With the Federal government shutdown now exceeding the longest shut down in U.S. history, Republican and Democratic leaders appear no closer to a resolve than before the shutdown occurred.
As President Trump considers bypassing the system by using emergency powers to theoretically fund the wall, many are saying that will only end up being challenged in the courts and will not lead to the wall being funded. This outcome is being echoed by republicans as well as democrats. With federal employees’ livelihoods remaining in the balance, there will hopefully be a mutual agreement made here soon. The challenge is that both sides have said there is no chance of them backing down. Without a compromise, the U.S. economy will soon experience major challenges as the shutdown continues. The positive for mortgage interest rates is that the longer the shutdown lasts, we should see mortgage rates continue to soften.

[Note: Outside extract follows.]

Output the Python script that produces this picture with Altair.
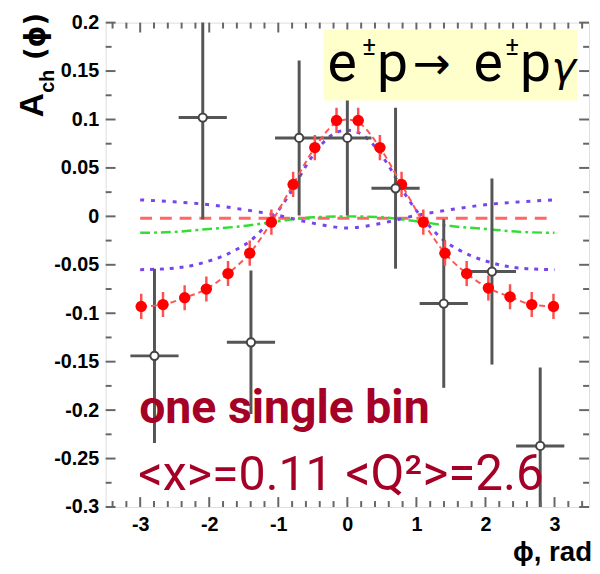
import altair as alt
import pandas as pd

# ---------------- data ----------------
# red points (20 bins)
red_x = [-2.985, -2.670, -2.356, -2.042, -1.728, -1.414, -1.100, -0.785, -0.471, -0.157,
         0.157, 0.471, 0.785, 1.100, 1.414, 1.728, 2.042, 2.356, 2.670, 2.985]
red_y = [-0.093, -0.091, -0.084, -0.075, -0.059, -0.038, -0.006, 0.033, 0.071, 0.099,
         0.099, 0.071, 0.033, -0.006, -0.038, -0.059, -0.074, -0.083, -0.091, -0.093]
red_yerr = [0.013] * 20
red_xerr = [0.08] * 20

# black open points (9 bins)
blk_x = [-2.793, -2.094, -1.396, -0.698, 0.0, 0.698, 1.396, 2.094, 2.793]
blk_y = [-0.144, 0.102, -0.130, 0.081, 0.081, 0.029, -0.090, -0.057, -0.237]
blk_yerr = [0.090, 0.105, 0.074, 0.080, 0.080, 0.083, 0.087, 0.096, 0.081]
blk_xerr = [0.349] * 9

# curves
fit_x = [-2.985, -2.670, -2.356, -2.042, -1.728, -1.414, -1.100, -0.785, -0.471, -0.157, 0.0,
         0.157, 0.471, 0.785, 1.100, 1.414, 1.728, 2.042, 2.356, 2.670, 2.985]
fit_y = [-0.093, -0.091, -0.084, -0.075, -0.059, -0.038, -0.006, 0.033, 0.071, 0.097, 0.100,
         0.097, 0.071, 0.033, -0.006, -0.038, -0.059, -0.074, -0.083, -0.091, -0.093]

flat_x = [-3.0, 3.0]
flat_y = [-0.002, -0.002]

green_x = [-3.0, -2.5, -2.0, -1.5, -1.0, -0.5, 0.0, 0.5, 1.0, 1.5, 2.0, 2.5, 3.0]
green_y = [-0.017, -0.016, -0.013, -0.010, -0.005, -0.001, 0.0, -0.001, -0.005, -0.010, -0.013, -0.016, -0.017]

blue1_x = [-3.0, -2.5, -2.0, -1.5, -1.0, -0.5, 0.0, 0.5, 1.0, 1.5, 2.0, 2.5, 3.0]
blue1_y = [0.017, 0.015, 0.012, 0.007, 0.001, -0.007, -0.012, -0.007, 0.001, 0.007, 0.012, 0.015, 0.017]

blue2_x = [-3.0, -2.6, -2.2, -2.0, -1.8, -1.6, -1.4, -1.2, -1.0, -0.8, -0.6, -0.4, -0.2, 0.0,
           0.2, 0.4, 0.6, 0.8, 1.0, 1.2, 1.4, 1.6, 1.8, 2.0, 2.2, 2.6, 3.0]
blue2_y = [-0.055, -0.054, -0.050, -0.046, -0.041, -0.034, -0.025, -0.011, 0.006, 0.027, 0.052, 0.072, 0.085, 0.089,
           0.085, 0.072, 0.052, 0.027, 0.006, -0.011, -0.025, -0.034, -0.041, -0.046, -0.050, -0.054, -0.055]

# axis ticks
x_major = [-3, -2, -1, 0, 1, 2, 3]
x_minor = [-3.4, -3.2, -2.8, -2.6, -2.4, -2.2, -1.8, -1.6, -1.4, -1.2, -0.8, -0.6, -0.4, -0.2,
           0.2, 0.4, 0.6, 0.8, 1.2, 1.4, 1.6, 1.8, 2.2, 2.4, 2.6, 2.8, 3.2, 3.4]
y_major = [-0.3, -0.25, -0.2, -0.15, -0.1, -0.05, 0, 0.05, 0.1, 0.15, 0.2]
y_minor = [-0.275, -0.225, -0.175, -0.125, -0.075, -0.025, 0.025, 0.075, 0.125, 0.175]

# ---------------- chart ----------------
W, H = 490, 491
XS = alt.Scale(domain=[-3.5, 3.5], nice=False, zero=False)
YS = alt.Scale(domain=[-0.3, 0.2], nice=False, zero=False)
LBL = "replace(format(datum.value, '.2~f'), '\u2212', '-')"

red_df = pd.DataFrame({"x": red_x, "y": red_y})
red_df["ylo"] = [a - b for a, b in zip(red_y, red_yerr)]
red_df["yhi"] = [a + b for a, b in zip(red_y, red_yerr)]
red_df["xlo"] = [a - b for a, b in zip(red_x, red_xerr)]
red_df["xhi"] = [a + b for a, b in zip(red_x, red_xerr)]

blk_df = pd.DataFrame({"x": blk_x, "y": blk_y})
blk_df["ylo"] = [a - b for a, b in zip(blk_y, blk_yerr)]
blk_df["yhi"] = [a + b for a, b in zip(blk_y, blk_yerr)]
blk_df["xlo"] = [a - b for a, b in zip(blk_x, blk_xerr)]
blk_df["xhi"] = [a + b for a, b in zip(blk_x, blk_xerr)]

XA = alt.Axis(values=x_major, labelExpr=LBL, tickSize=0, domain=False, grid=False,
              labelFont="Liberation Sans", labelFontWeight="bold", labelFontSize=20,
              labelColor="black", labelPadding=8, title=None)
YA = alt.Axis(values=y_major, labelExpr=LBL, tickSize=0, domain=False, grid=False,
              labelFont="Liberation Sans", labelFontWeight="bold", labelFontSize=20,
              labelColor="black", labelPadding=7, title=None)


def X(f):
    return alt.X(f, scale=XS, axis=XA)


def Y(f):
    return alt.Y(f, scale=YS, axis=YA)


def line(xs, ys, color, dash, width):
    df = pd.DataFrame({"x": xs, "y": ys})
    return alt.Chart(df).mark_line(color=color, strokeDash=dash, strokeWidth=width,
                                   clip=True, interpolate="monotone").encode(
        x=X("x:Q"), y=Y("y:Q"), order="x:Q")


one = pd.DataFrame({"a": [0]})


def txt(s, x, y, size, weight="normal", color="black", font="Roboto", angle=0,
        align="left", style="normal"):
    return alt.Chart(one).mark_text(text=s, fontSize=size, fontWeight=weight, color=color,
                                    font=font, angle=angle, align=align,
                                    baseline="alphabetic", fontStyle=style).encode(
        x=alt.value(x), y=alt.value(y))


TICK = "#666666"


def xticks(vals, length):
    df = pd.DataFrame({"x": vals})
    b = alt.Chart(df).mark_rule(color=TICK, strokeWidth=2).encode(
        x=X("x:Q"), y=alt.value(H), y2=alt.value(H - length))
    t = alt.Chart(df).mark_rule(color=TICK, strokeWidth=2).encode(
        x=X("x:Q"), y=alt.value(0), y2=alt.value(length))
    return [b, t]


def yticks(vals, length):
    df = pd.DataFrame({"y": vals})
    l = alt.Chart(df).mark_rule(color=TICK, strokeWidth=2).encode(
        y=Y("y:Q"), x=alt.value(0), x2=alt.value(length))
    r = alt.Chart(df).mark_rule(color=TICK, strokeWidth=2).encode(
        y=Y("y:Q"), x=alt.value(W), x2=alt.value(W - length))
    return [l, r]


layers = []
layers.append(line(flat_x, flat_y, "#ff6666", [12, 8], 3))
layers.append(line(green_x, green_y, "#33dd33", [10, 4, 3, 4], 2.5))
layers.append(line(blue1_x, blue1_y, "#7744ee", [4, 7], 3))
layers.append(line(blue2_x, blue2_y, "#7744ee", [4, 6], 3))

# black error bars
layers.append(alt.Chart(blk_df).mark_rule(color="#555555", strokeWidth=3, clip=True).encode(
    x=X("x:Q"), y=Y("ylo:Q"), y2="yhi:Q"))
layers.append(alt.Chart(blk_df).mark_rule(color="#555555", strokeWidth=3, clip=True).encode(
    x=X("xlo:Q"), x2="xhi:Q", y=Y("y:Q")))

# red fit
layers.append(line(fit_x, fit_y, "#ff5555", [6, 4], 2))
# red error bars and points
layers.append(alt.Chart(red_df).mark_rule(color="#ff5050", strokeWidth=2.5, clip=True).encode(
    x=X("x:Q"), y=Y("ylo:Q"), y2="yhi:Q"))
layers.append(alt.Chart(red_df).mark_rule(color="#ff5050", strokeWidth=2.5, clip=True).encode(
    x=X("xlo:Q"), x2="xhi:Q", y=Y("y:Q")))
layers.append(alt.Chart(red_df).mark_point(filled=True, color="#ff0000", size=130, opacity=1,
                                           shape="circle").encode(x=X("x:Q"), y=Y("y:Q")))
layers.append(alt.Chart(blk_df).mark_point(filled=True, fill="white", stroke="#444444",
                                           strokeWidth=2, size=70, opacity=1,
                                           shape="circle").encode(x=X("x:Q"), y=Y("y:Q")))

# ticks
layers += xticks(x_major, 10) + xticks(x_minor, 6) + yticks(y_major, 10) + yticks(y_minor, 6)

# reaction box
layers.append(alt.Chart(one).mark_rect(color="#ffffcc").encode(
    x=alt.value(221), x2=alt.value(478), y=alt.value(7), y2=alt.value(79)))
layers.append(txt("e", 225, 59, 56))
layers.append(txt("\u00b1", 260, 33, 26))
layers.append(txt("p", 275, 59, 56))
layers.append(txt("\u2192", 311, 57, 46, font="DejaVu Sans"))
layers.append(txt("e", 373, 59, 56))
layers.append(txt("\u00b1", 405, 33, 26))
layers.append(txt("p", 420, 59, 56))
layers.append(txt("\u03b3", 452, 59, 42, font="DejaVu Sans", style="italic"))

# annotations
DR = "#a50026"
layers.append(txt("one single bin", 34, 406, 47, weight="bold", color=DR))
layers.append(txt("<x>=0.11", 33, 474, 49, color=DR))
layers.append(txt("<Q\u00b2>=2.6", 243, 474, 50, color=DR))

# axis titles
layers.append(txt("A", -64, 96, 34, weight="bold", font="Liberation Sans", angle=270))
layers.append(txt("ch", -52, 71, 20, weight="bold", font="Liberation Sans", angle=270))
layers.append(txt("(\u03d5)", -61, 38, 28, weight="bold", font="DejaVu Sans", angle=270))
layers.append(txt("\u03d5, rad", 493, 546, 28, weight="bold", font="Liberation Sans", align="right"))

chart = alt.layer(*layers).properties(
    width=W, height=H,
    padding={"left": 99, "top": 11, "right": 3, "bottom": 56},
    autosize=alt.AutoSizeParams(type="none"),
).configure_view(stroke="#777777", strokeWidth=2.5).configure(background="white")

chart.save("out.html", embed_options={"renderer": "svg", "actions": False})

The stock market is falling this morning, creating a negative technical outlook that could lead to further losses in the near term. The interesting thing about the charts is that stocks have recovered approximately half of the massive losses they took in November and December. This means that the correction could just be a healthy part of a broader bearish market move in the stock market. If that is in fact the case, we will see signs of more losses to come in the coming days. I will keep you posted each day as this unfolds. Of course, that would mean good news for mortgage interest rates, which generally benefit during times of a struggling stock market.
Although we may see improvements in the days to come, it’s too early to make that call. We will maintain our locking bias for now.